As an initial assessment of the feasibility of our Y₂O₃:Eu nanoparticles for in situ dosimetry, a 4.0 mm length of borosilicate tubing of 1.6 mm ID (2.0 mm OD) was loaded with 10 mg of Y₂O₃:Eu comprised of 1.396 × 10¹⁸ nanoparticles. The tube was then sealed and inserted 17.5 mm axially midline into a silicone mouse phantom that possessed realistic photon scattering and absorption coefficients. The cuvette was then removed from the X-RAD 225CX IMRT System and replaced with the Y₂O₃:Eu-loaded mouse phantom. A projection x-ray image was then taken to ensure placement of the Y₂O₃:Eu specimen within the collimated 15 mm diameter x-ray beam, as shown in Figure 2(d) (upper-right inset). Situated as such, the Y₂O₃:Eu specimen presented a 6.4 mm² cross-section (8.0 mm³ volume) to the beam, into which 1.58 × 10¹⁰ x-ray photons/s struck (tube current = 20.89 mA, peak tube voltage = 140 kVp), based upon the Monte Carlo modeling shown in Figure 1(b). A remotely operated, 21 megapixel, Canon EOS 5D Mark II, with 35 mm F 1.4 lens (stopped down to F 8.0), was then positioned orthogonal to the x-ray beam path and mouse phantom at a distance of 15.0 cm. As can be seen from Figure 2(d), for a 30 s exposure at ISO 25 600 using this pro-consumer grade camera, significant radioluminescence signal was readily observed. To better quantify this limited view measurement, in which only 2.45% of the 4π steradian solid angle was sampled, the Y₂O₃:Eu specimen was withdrawn from the mouse phantom and replaced with a calibrated (photons/sec/cm²/sr) light emitting diode (LED) of comparable spectral width and wavelength. Under these conditions and compensating for spectral differences in emission (but not inner-cell attenuation), comparison of the images captured of the mouse phantom bearing the calibrated LED to those of the x-ray irradiated mouse phantom bearing the Y₂O₃:Eu specimen revealed approximately 15 visible photons had been generated for every incident x-ray photon.

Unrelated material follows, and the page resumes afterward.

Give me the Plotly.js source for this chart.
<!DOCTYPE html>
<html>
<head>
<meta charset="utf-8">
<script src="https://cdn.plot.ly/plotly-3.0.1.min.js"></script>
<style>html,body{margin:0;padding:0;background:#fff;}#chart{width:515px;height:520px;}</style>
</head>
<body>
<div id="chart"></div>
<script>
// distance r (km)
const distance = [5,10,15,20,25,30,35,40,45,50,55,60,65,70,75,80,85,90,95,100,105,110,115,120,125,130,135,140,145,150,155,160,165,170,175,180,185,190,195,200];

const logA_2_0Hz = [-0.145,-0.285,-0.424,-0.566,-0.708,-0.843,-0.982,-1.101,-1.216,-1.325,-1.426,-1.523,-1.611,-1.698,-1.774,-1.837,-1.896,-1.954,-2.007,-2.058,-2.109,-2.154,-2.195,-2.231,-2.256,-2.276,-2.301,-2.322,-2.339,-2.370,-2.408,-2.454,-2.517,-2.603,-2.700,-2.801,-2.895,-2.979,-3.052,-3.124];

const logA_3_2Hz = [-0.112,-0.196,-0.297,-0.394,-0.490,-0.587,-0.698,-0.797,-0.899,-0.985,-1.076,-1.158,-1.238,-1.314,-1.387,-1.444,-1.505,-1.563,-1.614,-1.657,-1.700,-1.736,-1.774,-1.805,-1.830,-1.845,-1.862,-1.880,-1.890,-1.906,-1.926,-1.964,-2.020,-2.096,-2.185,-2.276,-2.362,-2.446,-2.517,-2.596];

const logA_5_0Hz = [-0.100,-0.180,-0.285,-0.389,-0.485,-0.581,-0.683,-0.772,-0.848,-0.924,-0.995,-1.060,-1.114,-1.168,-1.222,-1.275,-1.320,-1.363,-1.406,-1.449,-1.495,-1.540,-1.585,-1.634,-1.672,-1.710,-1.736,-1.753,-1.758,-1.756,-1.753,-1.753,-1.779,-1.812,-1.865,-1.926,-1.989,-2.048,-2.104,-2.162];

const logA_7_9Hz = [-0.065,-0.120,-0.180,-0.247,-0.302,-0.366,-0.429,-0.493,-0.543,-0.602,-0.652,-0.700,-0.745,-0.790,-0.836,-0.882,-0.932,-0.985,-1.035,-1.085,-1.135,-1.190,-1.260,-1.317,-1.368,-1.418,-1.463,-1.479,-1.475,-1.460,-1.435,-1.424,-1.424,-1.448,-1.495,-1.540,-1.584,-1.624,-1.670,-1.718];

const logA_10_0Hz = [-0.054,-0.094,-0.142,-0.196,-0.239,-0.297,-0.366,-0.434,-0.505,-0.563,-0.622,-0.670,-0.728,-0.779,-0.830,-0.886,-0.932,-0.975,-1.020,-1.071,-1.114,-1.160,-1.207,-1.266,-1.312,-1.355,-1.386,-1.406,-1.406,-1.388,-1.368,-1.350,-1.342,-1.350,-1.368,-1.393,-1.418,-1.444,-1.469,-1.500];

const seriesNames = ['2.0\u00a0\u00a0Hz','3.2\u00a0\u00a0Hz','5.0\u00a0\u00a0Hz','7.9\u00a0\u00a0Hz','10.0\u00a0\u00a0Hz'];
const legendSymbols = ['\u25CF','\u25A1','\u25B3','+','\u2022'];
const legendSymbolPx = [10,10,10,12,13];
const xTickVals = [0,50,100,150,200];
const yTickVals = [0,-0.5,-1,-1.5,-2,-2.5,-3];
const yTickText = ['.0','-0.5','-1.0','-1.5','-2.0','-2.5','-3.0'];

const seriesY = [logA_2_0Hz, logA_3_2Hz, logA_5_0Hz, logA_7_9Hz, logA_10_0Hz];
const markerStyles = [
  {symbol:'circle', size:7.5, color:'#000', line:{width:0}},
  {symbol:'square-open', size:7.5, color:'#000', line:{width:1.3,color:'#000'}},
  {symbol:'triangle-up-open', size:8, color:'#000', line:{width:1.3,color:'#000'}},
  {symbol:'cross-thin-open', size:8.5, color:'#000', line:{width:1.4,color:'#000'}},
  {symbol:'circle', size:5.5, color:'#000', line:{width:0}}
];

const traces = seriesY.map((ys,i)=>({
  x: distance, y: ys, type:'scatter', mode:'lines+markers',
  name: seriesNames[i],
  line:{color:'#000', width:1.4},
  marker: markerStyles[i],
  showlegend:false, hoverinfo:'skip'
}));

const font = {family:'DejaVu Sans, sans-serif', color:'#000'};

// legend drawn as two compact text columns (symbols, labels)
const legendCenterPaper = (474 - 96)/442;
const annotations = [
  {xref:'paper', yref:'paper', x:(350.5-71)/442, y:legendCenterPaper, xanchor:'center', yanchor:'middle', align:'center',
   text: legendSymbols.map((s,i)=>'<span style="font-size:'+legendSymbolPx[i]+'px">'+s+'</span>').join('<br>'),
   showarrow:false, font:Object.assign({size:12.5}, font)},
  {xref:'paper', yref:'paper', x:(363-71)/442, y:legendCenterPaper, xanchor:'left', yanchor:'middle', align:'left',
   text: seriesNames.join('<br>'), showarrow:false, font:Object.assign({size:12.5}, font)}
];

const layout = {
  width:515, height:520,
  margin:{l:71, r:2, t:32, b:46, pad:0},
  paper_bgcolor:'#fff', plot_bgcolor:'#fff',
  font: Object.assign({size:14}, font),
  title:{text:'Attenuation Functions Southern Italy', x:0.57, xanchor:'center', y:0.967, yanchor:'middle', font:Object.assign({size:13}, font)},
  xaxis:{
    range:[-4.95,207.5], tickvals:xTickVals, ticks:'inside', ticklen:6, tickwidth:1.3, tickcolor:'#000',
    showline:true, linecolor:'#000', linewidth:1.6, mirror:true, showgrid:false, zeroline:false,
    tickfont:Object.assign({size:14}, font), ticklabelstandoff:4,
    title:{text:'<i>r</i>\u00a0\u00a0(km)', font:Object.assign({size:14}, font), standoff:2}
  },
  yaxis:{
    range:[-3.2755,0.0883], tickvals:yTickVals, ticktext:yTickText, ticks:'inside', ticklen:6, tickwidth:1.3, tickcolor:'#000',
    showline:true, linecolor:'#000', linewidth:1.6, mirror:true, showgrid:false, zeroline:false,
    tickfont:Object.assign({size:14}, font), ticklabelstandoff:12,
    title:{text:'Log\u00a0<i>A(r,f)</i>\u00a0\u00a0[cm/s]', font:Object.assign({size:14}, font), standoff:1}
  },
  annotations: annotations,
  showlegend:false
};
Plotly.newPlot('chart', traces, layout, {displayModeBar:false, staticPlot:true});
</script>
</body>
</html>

In summary, we have developed Y₂O₃:Eu nanoparticles that exhibit surprisingly bright, stable phosphorescence upon their x-ray irradiation; with marked linearity of response for changes in x-ray flux and energy, making them well suited for dosimetric applications. Their use of remote sensing and absence of supporting structure enables perturbation free (true water-equivalence) dosing and dose measurement of the targeted pathology during irradiation. And their relatively fast excitation and short phosphorescence lifetime are sufficiently swift so as to obviate afterglow concerns and potentially permit real-time measurement of both dose rate and delivered dose: a capability that, at present, does not exist in conventional in vivo dosimetry. Current efforts are focused on the in vivo application of these in situ nanodosimeters—including the conjugation of pathology-targeting ligands onto their surfaces and the use of rapid, more sensitive optical detection/imaging techniques, such as limited-view diffuse optical tomography—to improve dosimetric sensitivity and signal processing speed. As such, these nanodosimeters could offer a potential paradigm shift in the real-time monitoring and feedback modulation of delivered dose in external beam radiation therapy—enabling direct, non-invasive, unobstructed visualization of the dose actually delivered to the pathology.